Career highlights and awards
- 2× Negro National League batting champion (1922, 1923); Negro World Series champion (1924); Triple Crown (1923);

= Heavy Johnson =

American baseball player (1895-1960)

Oscar "Heavy" Johnson (April 20, 1895 – October 9, 1960) was an American professional baseball outfielder, catcher, and first baseman in the Negro leagues. Johnson was one of the Negro league's foremost power hitters in the 1920s, reportedly weighing 250 pounds, and known for hitting home runs. Longtime MLB umpire Jocko Conlan once said that Johnson "could hit a ball out of any park."
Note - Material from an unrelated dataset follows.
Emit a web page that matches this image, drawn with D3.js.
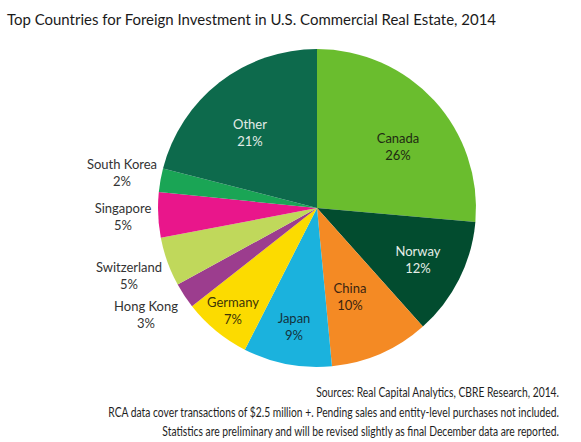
<!DOCTYPE html>
<html>
<head>
<meta charset="utf-8">
<script src="https://cdn.jsdelivr.net/npm/d3@7"></script>
<style>
  html, body { margin: 0; padding: 0; background: #ffffff; }
  svg { display: block; }
  text { font-family: "Lato", "Open Sans", sans-serif; }
</style>
</head>
<body>
<svg id="chart" width="581" height="442"></svg>
<script>
// ---- data ----
const countries = ["Canada", "Norway", "China", "Japan", "Germany", "Hong Kong", "Switzerland", "Singapore", "South Korea", "Other"];
const shares    = [26.4, 12.0, 10.1, 9.0, 6.9, 2.6, 5.0, 4.6, 2.4, 21.0];
const labels    = ["26%", "12%", "10%", "9%", "7%", "3%", "5%", "5%", "2%", "21%"];
const colors    = ["#6abd2e", "#024c2f", "#f48a24", "#1bb2dd", "#fcdb00", "#9c3d8e", "#c0d85b", "#e9168b", "#1aa555", "#0d6a4c"];
const labelColors = ["#1f2a12", "#e6eee8", "#3a2410", "#14323d", "#3d3408", "#333333", "#333333", "#333333", "#333333", "#e3ece7"];

const titleText = "Top Countries for Foreign Investment in U.S. Commercial Real Estate, 2014";
const notes = [
  "Sources: Real Capital Analytics, CBRE Research, 2014.",
  "RCA data cover transactions of $2.5 million +. Pending sales and entity-level purchases not included.",
  "Statistics are preliminary and will be revised slightly as final December data are reported."
];

// ---- layout ----
const cx = 317, cy = 208, radius = 159;
// label anchor offsets (first-line baseline) relative to the pie centre
const labelOffset = {
  "Canada": [81, -65], "Norway": [101, 48], "China": [33, 85], "Japan": [-23, 115],
  "Germany": [-84, 99], "Hong Kong": [-171, 103], "Switzerland": [-188, 64],
  "Singapore": [-194, 5], "South Korea": [-195, -39], "Other": [-67, -79]
};
const noteWidth = 451; // width of the longest footnote line in the reference

const svg = d3.select("#chart");

svg.append("text")
  .attr("x", 7).attr("y", 25)
  .attr("font-size", 15.5)
  .attr("fill", "#1a1a1a")
  .attr("textLength", 489)
  .attr("lengthAdjust", "spacingAndGlyphs")
  .text(titleText);

const data = countries.map((c, i) => ({ name: c, value: shares[i], label: labels[i], color: colors[i], tcolor: labelColors[i] }));

const pie = d3.pie().sort(null).value(d => d.value);
const arc = d3.arc().innerRadius(0).outerRadius(radius);

const g = svg.append("g").attr("transform", `translate(${cx},${cy})`);

g.selectAll("path.slice")
  .data(pie(data))
  .join("path")
  .attr("class", "slice")
  .attr("d", arc)
  .attr("fill", d => d.data.color);

const lbl = g.selectAll("g.lbl")
  .data(pie(data))
  .join("g")
  .attr("class", "lbl")
  .attr("transform", d => `translate(${labelOffset[d.data.name][0]},${labelOffset[d.data.name][1]})`);

lbl.append("text")
  .attr("text-anchor", "middle")
  .attr("font-size", 13)
  .attr("fill", d => d.data.tcolor)
  .text(d => d.data.name);

lbl.append("text")
  .attr("text-anchor", "middle")
  .attr("y", 17)
  .attr("font-size", 13)
  .attr("fill", d => d.data.tcolor)
  .text(d => d.data.label);

// footnotes: condensed by a horizontal scale so the longest line matches the reference width
const noteG = svg.selectAll("g.note")
  .data(notes)
  .join("g")
  .attr("class", "note");

const noteText = noteG.append("text")
  .attr("x", 0).attr("y", 0)
  .attr("text-anchor", "end")
  .attr("font-size", 13)
  .attr("fill", "#1e1e1e")
  .text(d => d);

const natural = noteText.filter((d, i) => i === 1).node().getComputedTextLength();
const sx = noteWidth / natural;
noteG.attr("transform", (d, i) => `translate(559,${397 + i * 19.5}) scale(${sx},1)`);
</script>
</body>
</html>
Johnson was part of the all-black 25th Infantry Wreckers, a teammate of other future Negro leaguers including Bullet Rogan, Lemuel Hawkins, and Dobie Moore. He briefly played for the St. Louis Giants in 1920 while on Army furlough, hitting .300 in three games, but did not join the Negro leagues until his discharge in 1922. In his rookie season with the Kansas City Monarchs, Johnson batted .406, and posted a .345 average in the Cuban winter league. Johnson won a retroactive triple crown in 1923 with a .406 batting average, 20 home runs and 120 RBI in 98 games. He was the first player in Negro league history (1920-1948) to win two league batting titles (having led the Negro National League in 1922 and 1923 with a .406 batting average). Just eight more players would win at least two batting titles over the next two decades, and four of them matched Johnson in winning consecutive batting titles (of the nine, only Johnson and Artie Wilson are not currently inducted into the Baseball Hall of Fame).

Johnson was also the first member of the Monarchs to hit a home run at the new Kansas City Municipal Stadium. Johnson was credited with more than 60 home runs against all opposition in 1924, and batted .296 in the 1924 Colored World Series, which was won by the Monarchs. Johnson then moved to the Baltimore Black Sox, where he posted averages of .345 and .337 in his two seasons with the club. In 1927, with the Harrisburg Giants, Johnson hit .316, teaming with John Beckwith and Oscar Charleston. Johnson split the 1928 season between the Cleveland Tigers and the Memphis Red Sox, posting a .315 average overall.

Former pitcher Bill "Plunk" Drake said that Johnson was once sleeping on the bench when he was awoken and told to pinch-hit; he grabbed a fungo bat and hit a home run. Despite Johnson's weight, he was described as a "remarkably fast runner for his bulk." He was also described as temperamental and moody, one of the "nasty boys". Johnson finished his career in 1933. Among all players in black baseball history with at least 200 games played, Johnson ranks 2nd in batting average with .364.

In 2012, he was inducted into the Kansas Baseball Hall of Fame along with several other Negro League players.